ROCKFORD (WIFR) -- Abandoned and foreclosed homes are becoming a big safety risk in Rockford neighborhoods.
To combat the problem, the city is resurrecting what's called the problem properties committee: a group that has been defunct for nearly four years.
The city has a lot of information about empty homes, but until now it hasn't put all that information in one place. The police and fire departments, the city's code enforcement division, and the city's legal staff are joining forces to make a new database.
That database, while not available to the public, will list all problem homes. The goal is to figure out who owns the homes and then hold them accountable: make them clean up the property, fix windows, and secure doors. By sharing information, the city hopes it will be easier to rid Rockford's neighborhoods of empty, unsafe buildings.
Pat Hoey from the Rockford Police said, "If we're getting a lot of calls or a house has a lot of outstanding liens because of code violations, we want to be able to get a hold of a property and find a way to convince them, if need be force them, to address the situation so it's not a blight on the neighborhood."

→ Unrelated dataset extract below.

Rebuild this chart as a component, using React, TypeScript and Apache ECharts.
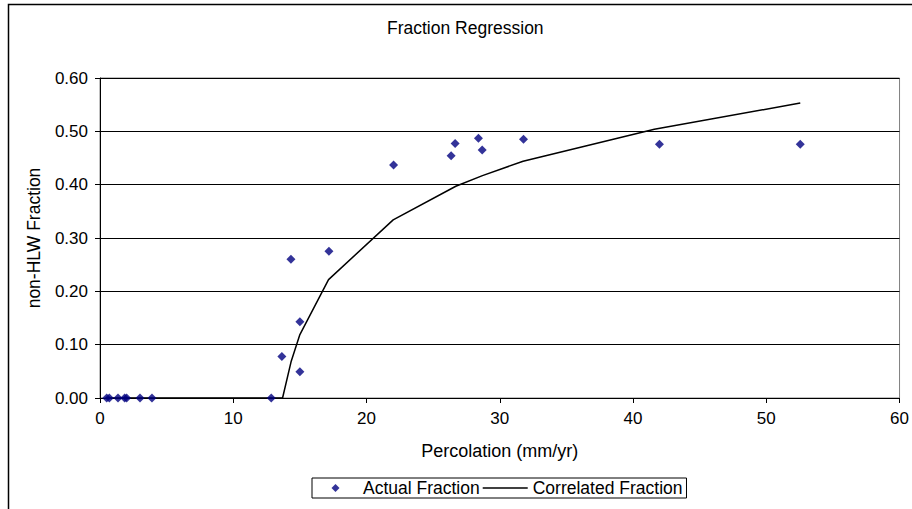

The committee just started meeting for the first time a week and a half ago. If you have one of these homes in your neighborhood police urge you to call and report it.
Loves Park keeps a Spreedsheet of all foreclosed homes, but they don't know if they are vacant until someone complains that the grass hasn't been cut. Just last night, Freeport's City Council debated a new ordinance that would force homeowners to register if their homes are vacant, but that wouldn't apply to the banks and they own most of these places.